One would require detailed economic understanding to get to the bottom of this Depression entirely, but it is widely attributed to two factors - the ineptitude and weakening of the US Federal Reserve, and Britain's choice to return to the Gold Standard at the rates that were prevalent before World War I.
The truth is that when you operate in a free market where the forces of demand and supply are allowed to operate as they will, there are bound to be certain time when the economy on a whole will fall. The inability of the central bank to prevent this from occurring only compounds the problem further.
Even today, economists still debate if the Depression was a result of the free forces of demand and supply in the market, or if it was because the Reserve Bank failed to take adequate measures to control the money supply in the economy.
There are three main schools of thought that attempt to find the end point of the Depression in the US.
- Keynesian Thoughts: These people believe that lowered aggregate spending in the time led to the downturn, and the Government did not take adequate measures to correct this.
It is well-known that the Government must suffer a fiscal deficit to correct this problem, but Franklin Roosevelt did not carry this out completely. Moreover, the drop in international trade due to the Smoot-Hawley Tariff Act in June 1930 also led to the Depression spreading to other countries since the US was a major exporter at the time.
Even the factor of deflation that came into play meant that demand was subsequently lowered as people spent lesser on buying goods and services.
- Monetarist Thoughts: This school believes that the cause for the Depression was a crisis in the banking system, poor management by the Federal Reserve and the monetary contraction that occurred as a result.
This inactivity by the Federal Reserve led to a fall in the money supply by one third, and this could have been countered if the Federal Reserve had carried out emergency lending and the buying of Government bonds, both of which are methods to increase liquidity and the money supply in the economy.
- New Classical Thoughts: This school claims that the fall occurred because of lowered productivity, and this led to a further decline in labor force and capital stock as well. They claim that the intervention of the Government, which happened after the crash, was too little too late and it further strengthened the Depression rather than countering it.
The Great Depression Facts
No matter how bad the consequences were at the time, the Great Depression is something that taught the world about the worst that could happen with their economies, and this has prepared them to better handle such disasters in the future.
- On Black Tuesday the stock market fell by 12%, which was preceded and succeeded by many other falls. On this day alone, the Government lost $16 billion of the overall $30 billion loss.

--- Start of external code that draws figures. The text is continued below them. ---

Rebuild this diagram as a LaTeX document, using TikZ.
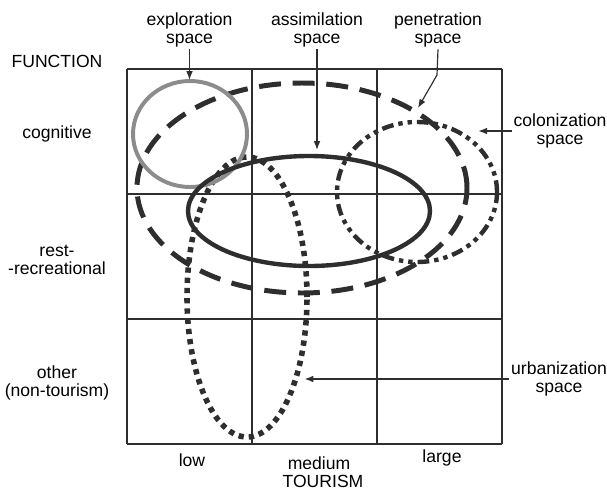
\documentclass[tikz,border=0pt]{standalone}
\usepackage{fontspec}
\setmainfont{Liberation Sans}
\usetikzlibrary{positioning,arrows.meta}
\definecolor{inkdark}{HTML}{2E2E2E}
\definecolor{inkgray}{HTML}{8C8C8C}

\begin{document}
\begin{tikzpicture}[x=3cm,y=3cm,
    lab/.style={font=\fontsize{12}{12.5}\selectfont, align=center, inner sep=1pt},
    pointer/.style={-{Latex[length=6pt,width=4.5pt]}, line width=0.8pt, inkdark},
    explo/.style={inkgray, line width=2.7pt},
    assim/.style={inkdark, line width=3pt},
    penet/.style={inkdark, line width=3.4pt, dash pattern=on 15pt off 8pt},
    colon/.style={inkdark, line width=3pt, dash pattern=on 8pt off 3.4pt on 3pt off 3.4pt on 3pt off 3.4pt},
    urban/.style={inkdark, line width=3.8pt, dash pattern=on 3.6pt off 3.4pt}]
    \useasboundingbox (-1.016,-0.376) rectangle (3.84,3.552);
    \draw[line width=0.9pt, inkdark, step=3cm] (0,0) grid (3,3);
    \foreach \y/\txt/\name in {3.064/FUNCTION/fn, 2.48/cognitive/cog, 1.472/{rest-\\-recreational}/rest, 0.488/{other\\(non-tourism)}/oth}
      \node[lab] (\name) at (-0.56,\y) {\txt};
    \foreach \x/\y/\txt/\name in {0.52/-0.128/low/low, 1.536/-0.152/medium/med, 2.52/-0.112/large/lrg}
      \node[lab] (\name) at (\x,\y) {\txt};
    \node[lab] (tour) at (1.568,-0.3) {TOURISM};
    \draw[urban] (0.96,1.176) ellipse [x radius=0.48, y radius=1.12];
    \draw[penet] (1.40,2.048) ellipse [x radius=1.32, y radius=0.84];
    \draw[colon] (2.32,2.016) ellipse [x radius=0.64, y radius=0.56];
    \draw[explo] (0.504,2.48) ellipse [x radius=0.456, y radius=0.424];
    \draw[assim] (1.456,1.864) ellipse [x radius=0.968, y radius=0.44];
    \node[lab] (explab) at (0.5,3.31) {exploration\\space};
    \node[lab] (assimlab) at (1.52,3.31) {assimilation\\space};
    \node[lab] (penlab) at (2.488,3.31) {penetration\\space};
    \node[lab] (colonlab) at (3.464,2.504) {colonization\\space};
    \node[lab] (urbanlab) at (3.456,0.52) {urbanization\\space};
    \coordinate (exptip) at (0.5,2.912);
    \coordinate (assimtip) at (1.52,2.352);
    \coordinate (penbend) at (2.48,2.952);
    \coordinate (pentip) at (2.328,2.688);
    \coordinate (colontip) at (2.81,2.504);
    \coordinate (urbantip) at (1.42,0.52);
    \draw[pointer] (explab) -- (exptip);
    \draw[pointer] (assimlab) -- (assimtip);
    \draw[pointer] (penlab.south) -- (penbend) -- (pentip);
    \draw[pointer] (colonlab.west) -- (colontip);
    \draw[pointer] (urbanlab.west) -- (urbantip);
\end{tikzpicture}
\end{document}
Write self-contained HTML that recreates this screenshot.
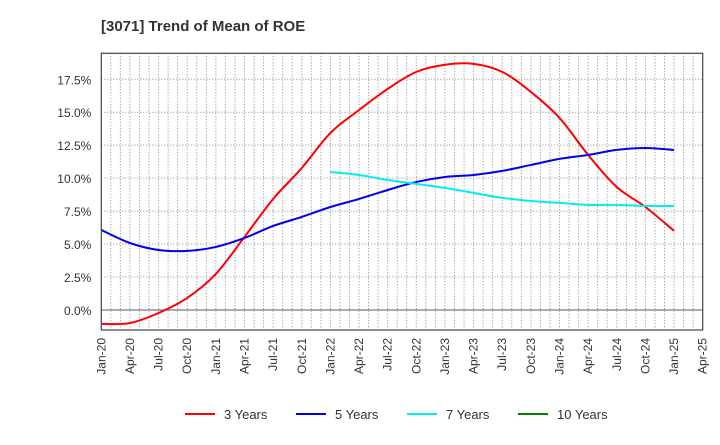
<!DOCTYPE html>
<html><head><meta charset="utf-8"><style>
body{margin:0;background:#fff;font-family:"Liberation Sans",Arial,sans-serif}
</style></head><body>
<svg id="chart" width="720" height="440" xmlns="http://www.w3.org/2000/svg" font-family="Liberation Sans, Arial, sans-serif">
<text x="101" y="31" font-size="15" font-weight="bold" fill="#333">[3071]  Trend of Mean of ROE</text>
<g id="grid"></g><g id="series"></g><g id="axes"></g><g id="legend"></g>
</svg>
<script>
const xLabels=["Jan-20","Apr-20","Jul-20","Oct-20","Jan-21","Apr-21","Jul-21","Oct-21","Jan-22","Apr-22","Jul-22","Oct-22","Jan-23","Apr-23","Jul-23","Oct-23","Jan-24","Apr-24","Jul-24","Oct-24","Jan-25","Apr-25"];
const yTicks=[0,2.5,5,7.5,10,12.5,15,17.5];
const years3=[-1.06,-0.99,-0.23,0.91,2.73,5.54,8.42,10.77,13.43,15.17,16.77,18.06,18.6,18.67,18.06,16.54,14.57,11.76,9.33,7.81,6.0];
const years5=[6.07,5.08,4.55,4.48,4.78,5.46,6.37,7.06,7.81,8.42,9.1,9.71,10.09,10.24,10.55,11.0,11.46,11.76,12.14,12.29,12.14];
const years7=[null,null,null,null,null,null,null,null,10.47,10.24,9.86,9.56,9.26,8.88,8.5,8.27,8.12,7.97,7.97,7.89,7.89];
const years10=[];
const L=101.3,R=702.7,T=53.3,B=330,yMin=-1.52,yMax=19.47;
const xm=m=>L+(R-L)*m/63;
const xq=i=>xm(i*3);
const y=v=>B-(v-yMin)/(yMax-yMin)*(B-T);
const NS="http://www.w3.org/2000/svg";
function mk(t,a,p){const e=document.createElementNS(NS,t);for(const k in a)e.setAttribute(k,a[k]);p.appendChild(e);return e;}
const g=document.getElementById('grid');
for(let m=1;m<63;m++){const l=mk('line',{x1:xm(m),x2:xm(m),y1:T,y2:B,stroke:'#888','stroke-dasharray':'1,2','stroke-width':1},g);

}
yTicks.forEach(v=>{const l=mk('line',{x1:L,x2:R,y1:y(v),y2:y(v),stroke:v===0?'#555':'#888','stroke-dasharray':v===0?'':'1,2','stroke-width':1},g);


const t=mk('text',{x:L-10,y:y(v)+5,'text-anchor':'end','font-size':12,fill:'#333'},g);t.textContent=v.toFixed(1)+'%';

});
const a=document.getElementById('axes');
const fr=mk('rect',{x:L,y:T,width:R-L,height:B-T,fill:'none',stroke:'#444','stroke-width':1.2},a);


xLabels.forEach((s,i)=>{const x=xq(i);const t=mk('text',{x:0,y:0,'text-anchor':'end','font-size':12,fill:'#333',transform:`translate(${x+4},${B+8}) rotate(-90)`},a);t.textContent=s;

});
function path(vals){const pts=[];vals.forEach((v,i)=>{if(v!=null)pts.push([xq(i),y(v)]);});if(pts.length<2)return '';
let d=`M${pts[0][0]},${pts[0][1]}`;for(let i=0;i<pts.length-1;i++){const p0=pts[i-1]||pts[i],p1=pts[i],p2=pts[i+1],p3=pts[i+2]||p2;
d+=` C${p1[0]+(p2[0]-p0[0])/6},${p1[1]+(p2[1]-p0[1])/6} ${p2[0]-(p3[0]-p1[0])/6},${p2[1]-(p3[1]-p1[1])/6} ${p2[0]},${p2[1]}`;}return d;}
const s=document.getElementById('series');
const series=[[years3,'#ff0000','3 Years','line-3-years'],[years5,'#0000ee','5 Years','line-5-years'],[years7,'#00eeee','7 Years','line-7-years'],[years10,'#008000','10 Years','line-10-years']];
series.forEach(([vals,c,n,id])=>{const d=path(vals);if(!d)return;const p=mk('path',{d,fill:'none',stroke:c,'stroke-width':2},s);

});
const lg=document.getElementById('legend');
const lx=[185,296,407,518];
series.forEach(([v,c,n,id],i)=>{const e=mk('g',{},lg);


mk('line',{x1:lx[i],x2:lx[i]+30,y1:414,y2:414,stroke:c,'stroke-width':2},e);
const t=mk('text',{x:lx[i]+39,y:419,'font-size':13,fill:'#333'},e);t.textContent=n;});
</script>
</body></html>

- In 1932, around 40% of the US banks had failed.
- US unemployment reached a 25.2% high in 1933.
- The average American family income dropped by 40% between 1929 and 1932.
- 1939, when World War II started, is the approximate time when the Great Depression was over.
- People who lost their homes lived in Hoovervilles, named after Herbert Hoover, who was the President till Roosevelt took over in 1933.
- Nearly 50% of children were afflicted during this period.
- A lot of Americans turned to a life of crime at this time.
- The Empire State Building and the Golden Gate Bridge were constructed at this time, and provided jobs to many people.
All the facts in this post changed the nature of not just the US economy, but the world's economy as well. This was a truly testing time for many families, and there were many people who suffered irreversible losses. Though time has healed most wounds, the memories of these dark times still remains fresh in the mind.